Est-ce que la corde trouvée dans le carquois était celle de l’arc ? À cette question, l’archéologue en charge de Ötzi répondait par la négative, expliquant que la corde était trop grosse pour passer dans l’encoche de la flèche.

 

Christian Casseyas s’est alors emparé de la question. Archéologue et coordinateur du Laboratoire d’archéologie expérimentale du Préhistosite de Ramioul, il a reproduit la corde et l’a mise sur un fac-similé d’arc d’antan.

 

« Puisque l’arc d’Ötzi était inachevé, on ignore la force qu’il aurait eu.

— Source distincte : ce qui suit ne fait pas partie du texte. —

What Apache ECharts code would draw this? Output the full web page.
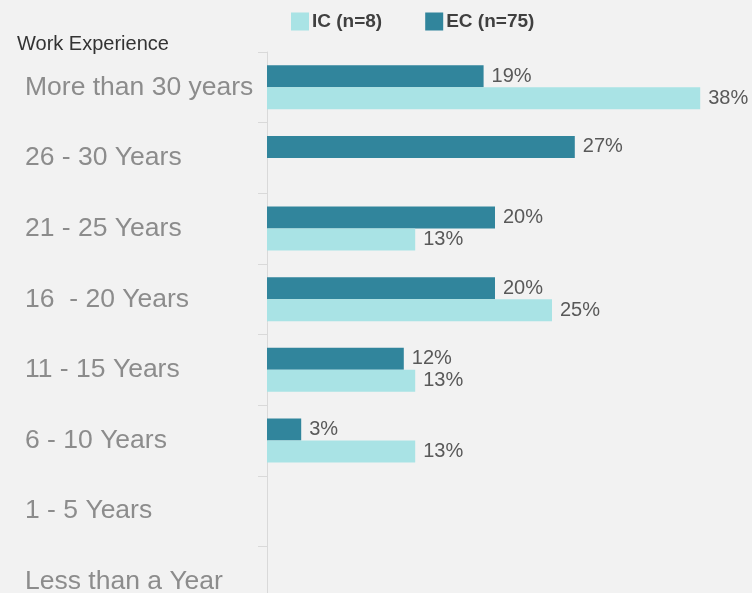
<!DOCTYPE html>
<html>
<head>
<meta charset="utf-8">
<script src="https://cdn.jsdelivr.net/npm/echarts@6/dist/echarts.min.js"></script>
<style>
  html, body { margin: 0; padding: 0; background: #f2f2f2; }
  #chart { width: 752px; height: 593px; }
</style>
</head>
<body>
<div id="chart"></div>
<script>
// Work experience groups, top to bottom
const categories = [
  'More than 30 years',
  '26 - 30 Years',
  '21 - 25 Years',
  '16  - 20 Years',
  '11 - 15 Years',
  '6 - 10 Years',
  '1 - 5 Years',
  'Less than a Year'
];
// Share of respondents (%), null where no bar is drawn
const ecValues = [19, 27, 20, 20, 12, 3, null, null];
const icValues = [38, null, 13, 25, 13, 13, null, null];
const seriesNames = ['IC (n=8)', 'EC (n=75)'];

const FONT = '"Liberation Sans", Arial, sans-serif';

const chart = echarts.init(document.getElementById('chart'), null, { renderer: 'canvas' });

const valueLabel = {
  show: true,
  position: 'right',
  distance: 8,
  fontFamily: FONT,
  fontSize: 20,
  color: '#595959',
  formatter: p => p.value + '%'
};

chart.setOption({
  backgroundColor: '#f2f2f2',
  animation: false,
  title: {
    text: 'Work Experience',
    left: 17,
    top: 34,
    padding: 0,
    textStyle: {
      fontFamily: FONT,
      fontSize: 20,
      fontWeight: 'normal',
      color: '#333333'
    }
  },
  legend: {
    data: seriesNames,
    left: 291,
    top: 12,
    padding: 0,
    icon: 'rect',
    itemWidth: 18,
    itemHeight: 18,
    itemGap: 43,
    textStyle: {
      fontFamily: FONT,
      fontSize: 19,
      fontWeight: 'bold',
      color: '#404040',
      padding: [0, 0, 0, -2]
    }
  },
  grid: {
    left: 267,
    top: 52,
    width: 456,
    height: 565,
    containLabel: false,
    outerBoundsMode: 'none'
  },
  xAxis: {
    type: 'value',
    min: 0,
    max: 40,
    show: false,
    splitLine: { show: false }
  },
  yAxis: {
    type: 'category',
    data: categories,
    inverse: true,
    axisLine: { show: true, lineStyle: { color: '#d9d9d9', width: 1 } },
    axisTick: { show: true, length: 9, lineStyle: { color: '#d9d9d9' } },
    axisLabel: {
      align: 'left',
      margin: 242,
      fontFamily: FONT,
      fontSize: 26.5,
      color: '#8c8c8c'
    }
  },
  series: [
    {
      name: 'EC (n=75)',
      type: 'bar',
      data: ecValues,
      barWidth: 22,
      barGap: '0%',
      itemStyle: { color: '#31859c' },
      label: valueLabel
    },
    {
      name: 'IC (n=8)',
      type: 'bar',
      data: icValues,
      barWidth: 22,
      barGap: '0%',
      itemStyle: { color: '#a9e3e5' },
      label: valueLabel
    }
  ]
});
</script>
</body>
</html>
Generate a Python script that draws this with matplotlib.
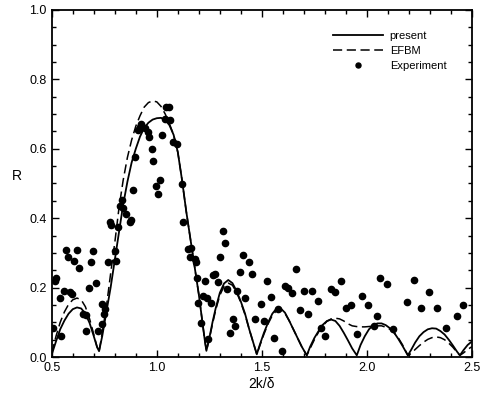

Cette force dépendant de la longueur de l’arc, mais aussi de l’épaisseur des branches. Je me suis dès lors documenté sur la puissance moyenne des arcs à l’époque et j’en ai reproduit un. Après avoir reproduit la corde et l’avoir mise sur cet arc, j’ai vu que lors de la tension, elle s’amincissait, car ses fibres se serraient : dans ces conditions, la corde était bel et bien capable de recevoir une encoche de flèche ! »

 

Les Indiens prennent une corde de réserve

 

Sachant que plus une corde est fine, plus elle est efficace , une question taraudait Christian Casseyas. Pourquoi la corde d’Ötzi était-elle si grosse ?

 

Elle était faite en écorce de tilleul, une matière qui n’était pas de premier choix. Après quelques recherches, il découvre qu’en Amazonie, les Indiens produisent eux aussi des cordes au départ de fibres d’écorces. « Ils les font de moyenne épaisseur et, comme cette matière n’est pas très solide, ils placent une deuxième corde dans leur carquois. »

 

“En archéologie expérimentale, on se limite à exclure des possibilités”

 

Riche de cette information comparative et suite aux essais expérimentaux réussis, Christian Casseyas a proposé à la communauté scientifique que la corde trouvée dans le carquois d’Ötzi était bien celle de son arc.

 

« On agit toujours avec beaucoup de prudence. En effet, si une expérimentation réussit, ça ne veut pas dire que l’objet a cette fonction-là, mais qu’il pourrait l’avoir”, explique-t-il. “Par contre, si le test est négatif, c’est que l’hypothèse de départ était mauvaise. Généralement en archéologie expérimentale, on se limite à exclure des possibilités. Si l’on a deux hypothèses et qu’on en exclut une, ça ne veut pas dire pour autant que celle qui reste est la bonne… La bonne hypothèse, on n’y a peut-être pas encore pensé. »

 

Pas de chaume sur le toit des maisons préhistoriques

 

Au Préhistosite de Ramioul, une maison néolithique expérimentale a été érigée. Sa toiture est couverte de différentes matières. « On vise ici à déterminer la nature du couvert des toitures préhistoriques. Cette donnée manque, car on n’a retrouvé ni tuile ni ardoise et on n’a rien d’autre que quelques plans et des traces de pieux dans le sol. Dès lors, on expérimente plusieurs matières. On a déjà dû en enlever certaines, comme la paille, car elles n’ont pas tenu le coup. Celles qui demeurent en place sont les plus plausibles. »

 

L’expérimentation suggère qu’au Néolithique, les toits n’étaient pas en chaume, comme cela est pourtant couramment représenté dans les parcs et les livres d’histoire. Mais plus probablement recouverts d’écorces, de cuir ou de planches.